LEFT JOIN topic_tags ON tags.id = topic_tags.tag_id
LEFT JOIN topics ON topics.id = topic_tags.topic_id AND topics.deleted_at IS NULL
WHERE (topics.category_id in (3,5,12,11,9,6,8,1,7,10,2,4))
GROUP BY tags.id, tags.name
ORDER BY count_topics_id DESC
LIMIT 30
This query will be effective by enabling Show a dropdown a filter a topic list by tag. and disabling Show tags in alphabetical order. Configuration as below:
And the table topic_tags has more than 3 million records. The query will run 4 seconds.
Improving this performance is a bit tricky. I think we’ll need to change the functionality of that filter. This case is easy and can be optimized now that we normalize the number of times a tag has been used:
But when scoped to a category, we currently re-count how many times every tag has been used in topics in that category and sub-categories and then sort.
Also included in the query is which categories you have permission to see. Tags allowed only in private categories shouldn’t be exposed in this filter.
One option is to only show tags used in the category, but sort by their global counts instead of category-specific counts.
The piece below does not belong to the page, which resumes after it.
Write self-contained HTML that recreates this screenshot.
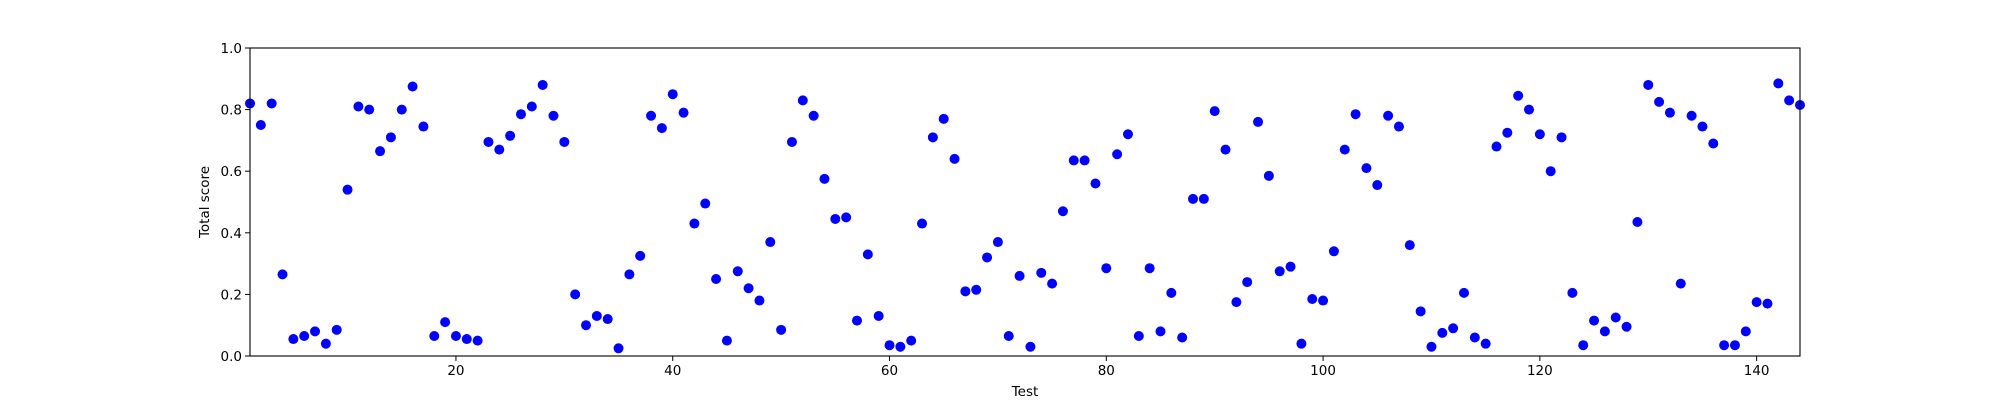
<!DOCTYPE html>
<html><head><meta charset="utf-8"><style>
body{margin:0;background:#fff;}
svg{display:block;font-family:"DejaVu Sans","Liberation Sans",sans-serif;}
</style></head><body>
<svg id="chart" width="2000" height="400" viewBox="0 0 2000 400" xmlns="http://www.w3.org/2000/svg">
<rect width="2000" height="400" fill="#fff"/>
<g id="points"></g>
<g id="axes"></g>
</svg>
<script>
const scores = [0.82,0.75,0.82,0.265,0.055,0.065,0.08,0.04,0.085,0.54,
0.81,0.80,0.665,0.71,0.80,0.875,0.745,0.065,0.11,0.065,
0.055,0.05,0.695,0.67,0.715,0.785,0.81,0.88,0.78,0.695,
0.20,0.10,0.13,0.12,0.025,0.265,0.325,0.78,0.74,0.85,
0.79,0.43,0.495,0.25,0.05,0.275,0.22,0.18,0.37,0.085,
0.695,0.83,0.78,0.575,0.445,0.45,0.115,0.33,0.13,0.035,
0.03,0.05,0.43,0.71,0.77,0.64,0.21,0.215,0.32,0.37,
0.065,0.26,0.03,0.27,0.235,0.47,0.635,0.635,0.56,0.285,
0.655,0.72,0.065,0.285,0.08,0.205,0.06,0.51,0.51,0.795,
0.67,0.175,0.24,0.76,0.585,0.275,0.29,0.04,0.185,0.18,
0.34,0.67,0.785,0.61,0.555,0.78,0.745,0.36,0.145,0.03,
0.075,0.09,0.205,0.06,0.04,0.68,0.725,0.845,0.80,0.72,
0.60,0.71,0.205,0.035,0.115,0.08,0.125,0.095,0.435,0.88,
0.825,0.79,0.235,0.78,0.745,0.69,0.035,0.035,0.08,0.175,
0.17,0.885,0.83,0.815];
const tests = scores.map((_, i) => i + 1);
const xTicks = [20,40,60,80,100,120,140];
const yTicks = [0.0,0.2,0.4,0.6,0.8,1.0];
const yTickLabels = ["0.0","0.2","0.4","0.6","0.8","1.0"];

const L=250,R=1800,T=48,B=356;
const xMin=1,xMax=144,yMin=0,yMax=1;
function sx(v){return L+(v-xMin)/(xMax-xMin)*(R-L);}
function sy(v){return B-(v-yMin)/(yMax-yMin)*(B-T);}
const NS="http://www.w3.org/2000/svg";
function mk(tag,attrs,parent,text){const e=document.createElementNS(NS,tag);for(const k in attrs)e.setAttribute(k,attrs[k]);if(text!==undefined)e.textContent=text;parent.appendChild(e);return e;}

const pg=document.getElementById('points');
const clip=mk('clipPath',{id:'clip'},document.getElementById('chart'));
mk('rect',{x:L-6,y:T,width:R-L+12,height:B-T},clip);
pg.setAttribute('clip-path','url(#clip)');
tests.forEach((t,i)=>{
  const c=mk('circle',{cx:sx(t),cy:sy(scores[i]),r:5,fill:'#0000ff'},pg);
  
  
});

const ax=document.getElementById('axes');
const frame=mk('rect',{x:L,y:T,width:R-L,height:B-T,fill:'none',stroke:'#000','stroke-width':1.1},ax);


xTicks.forEach(v=>{
  const x=sx(v);
  const tk=mk('line',{x1:x,x2:x,y1:B,y2:B+5,stroke:'#000','stroke-width':1},ax);
  
  
  const lb=mk('text',{x:x,y:B+19,'font-size':13.5,'text-anchor':'middle',fill:'#000'},ax,String(v));
  
  
});
yTicks.forEach((v,i)=>{
  const y=sy(v);
  const tk=mk('line',{x1:L-5,x2:L,y1:y,y2:y,stroke:'#000','stroke-width':1},ax);
  
  
  const lb=mk('text',{x:L-8,y:y+5,'font-size':13.5,'text-anchor':'end',fill:'#000'},ax,yTickLabels[i]);
  
  
});
const xt=mk('text',{x:(L+R)/2,y:396,'font-size':13.5,'text-anchor':'middle',fill:'#000'},ax,'Test');


const yt=mk('text',{x:0,y:0,'font-size':13.5,'text-anchor':'middle',fill:'#000',transform:'translate(209,'+((T+B)/2)+') rotate(-90)'},ax,'Total score');


</script>
</body></html>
I just question the entire premise of this, is 3 million tags even a real use case?
I guess we could create a “category_tag” table and keep it up to date then sort on that. But I really want to deal with some real world data here before going crazy.
@david , you’re right. It’s 20 unique tags. And 1~5 tags per topic. @sam, please refer to Tags - Stack Overflow. You will see the real world data could be way more than 3 million records in topic_tags table.
Do you see any errors in your logs that mention “category_tag_stats”? There’s a job that runs which will initialize the stats needed by the dropdown. It might take a while to run on your database, but should have completed.